Kelly Stephens, a tattoo artist from Las Vegas chasing a dream of living near the wilderness, was dead.

Deaths

Stephens is one of dozens of Alaskans killed in encounters with law enforcement.

When he died on Dec. 29, 2019, Stephens was the 36th person to be killed by police here since the beginning of 2015.

Since that day, seven others have been shot to death, a total of 43 people. To some, that number is surprising.

“I’m absolutely astounded,” said Bob Griffiths, the head of the Alaska Police Standards Council. “Because — I know of maybe, a few (incidents) a year where officers have fired their weapons and taken deadly force. I’m astounded that in five years you’d have that many.”

Fatal uses of police force have not generally received sustained public scrutiny in Alaska. But that is changing. Protests across the country in the wake of the death of George Floyd have focused an unprecedented spotlight on how police handle lethal encounters.

The Daily News has reviewed every Alaska police shooting since 2015 to learn more about the circumstances in which police kill, and how law enforcement agencies respond.

[43 people have been killed by Alaska law enforcement officers in the last five and a half years. Here’s what we learned by examining each case.]

What we found: Alaska’s system largely relies on police to investigate themselves. And unlike some jurisdictions in the United States, most of the process is hidden from public view.

So far, all of the Alaska deaths have been found by state prosecutors to be justified homicides.

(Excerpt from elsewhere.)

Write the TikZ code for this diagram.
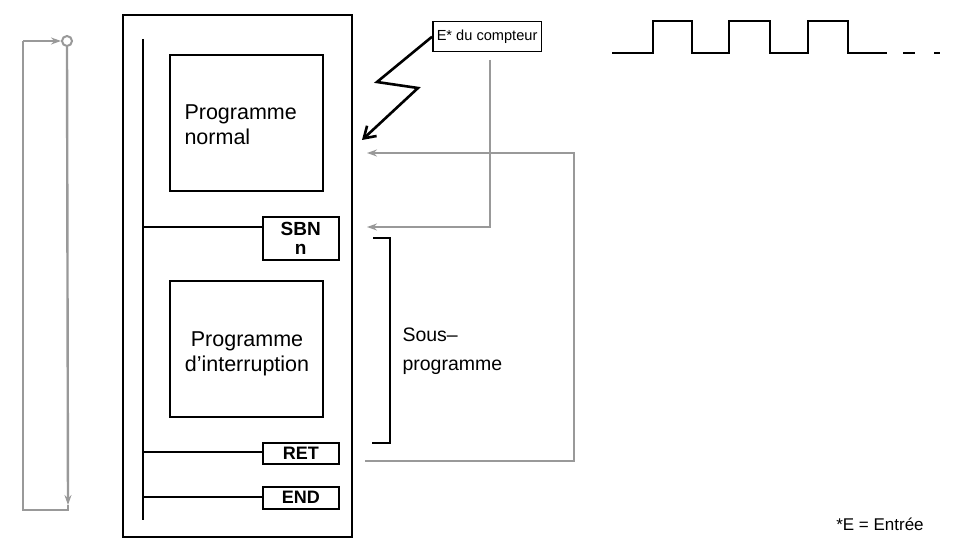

None of the more than 80 police and correctional officers who fired shots or participated in restraining someone who died have faced criminal charges or the loss of their certification to work in Alaska law enforcement.

That includes at least three deaths of citizens who were unarmed when shot by police and the death of an Anchorage jail inmate who was restrained face-down on the floor of a cell by correctional officers while pleading that he couldn’t breathe.

Some, like Griffiths, whose council is designed to root out bad behavior by law enforcement officers, says he isn’t surprised that 100 percent of shootings have been found to be justified.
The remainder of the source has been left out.